Müslim bu eylemlerden sorumlu tutuluyor ve hakkında yakalama emri çıkartılıyor. Kırmızı bülten ve yakalayana dört milyon lira ödül.
Müslim üç gün önce Çekya’nın başkenti Prag’da yakalanıyor. Çekoslovakya ikiye bölünüyor. Çek Cumhuriyeti ve Slovakya olarak. Çekya bölünmeden sonraki Çek Cumhuriyeti’nin şimdiki adı.
Bizi ilgilendiren soru şu:
Çekya Müslim’i Türkiye’ye iade eder mi?
İade eder mi, etmez mi tartışılırken, hukuki duruma bakmak gerekiyor.
1-Türkiye ile Çekya arasında suçluların iadesine ilişkin bir anlaşma yok.
2-Çekya PYD’yi terör örgütü olarak tanımıyor.
Bu iki engele rağmen, Türkiye’nin isteği üzerine, yine de Prag’da yakalanıyor.
Her ne kadar, iki ülke arasında suçluların iadesi anlaşması olmasa bile, her iki ülkenin taraf olduğu, yani imzasının bulunduğu Avrupa Konseyi Suçluların İadesi Sözleşmesi var.
Bazı hukukçular bu sözleşmeye dayanarak, Çekya’nın iade edilebileceğini belirtiyor.
Avrupa sözleşmenin 16. maddesi iade süreci ile ilgili bürokratik bir madde.
İadeyi isteyen ülkenin, bu durumda Türkiye’nin on sekiz gün içinde iadeyi gerektiren gerekçeleri içeren dosyayı Çekya’ya iletmesi gerek. Müslim bu maddeye göre, Prag’da kırk gün tutuklu kalabilir, geçici olarak.
Asıl önemli madde sözleşmenin 3. maddesi. O maddeye göre:
“Siyasi, askeri ve mali suçlardan dolayı aranan suçlular iade edilmiyor”.
Nitelik bunun örnekleri var.
16 Temmuz darbe girişimine karıştıkları iddiasıyla Yunanistan’a kaçan subayları Yunanistan iade etmiyor. “Askeri suçlu” oldukları gerekçesiyle.
Ya da Belçika yine Türkiye’nin istediği bazı PKK’lıları iade etmiyor. Belçika onları “terör suçlusu değil, siyasi suçlu” görüyor.
Salih Müslim ile ilgili soru burada düğümleniyor:
Çekya Müslim’ü siyasi suçlu olarak mı görecek yoksa terör suçlusu olarak mı kabul edecek?
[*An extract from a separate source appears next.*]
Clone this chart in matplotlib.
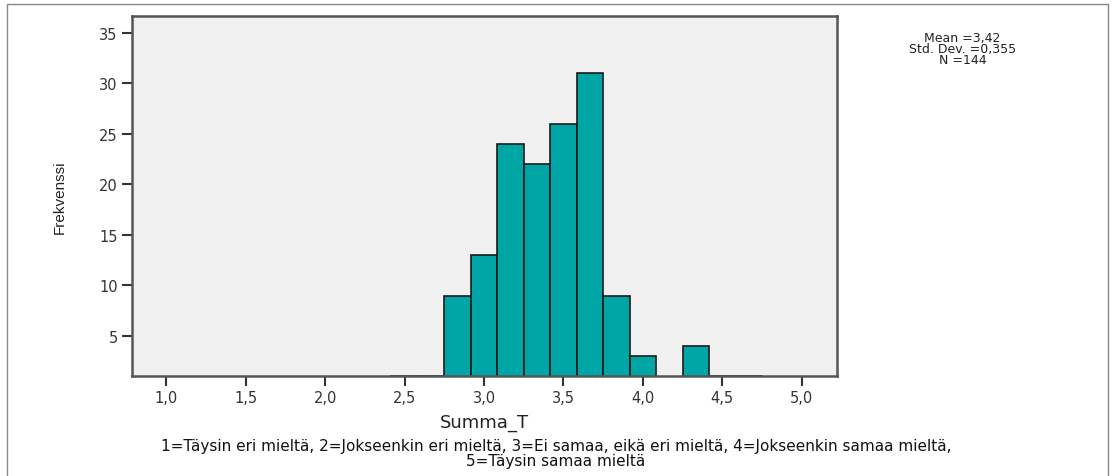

Bu süreçte Çekya Hükümeti “siyasi bir karar” verecek.
Ama, ondan önce Salih Müslim mahkemeye çıkacak. Bizim ceza hukukçularına göre, o mahkemenin üç ay ile bir yıl arasında devam etmesi mümkün. Karardan sonra itiraz hakkı var.
Bununla birlikte, son kararı Çekya hükümeti verecek.
Son kararı verecek ancak, Prag’ın Ankara ile pazarlığa oturacağı ileri sürülüyor.
Prag’ın, Müslim’e karşılık Türkiye’de PKK ile işbirliği yaptıkları gerekçesiyle tutuklu bulunan iki Çekya vatandaşının iadesini istediğine ilişkin bir iddia var.
Sıkı bir pazarlığın döneceği ortada.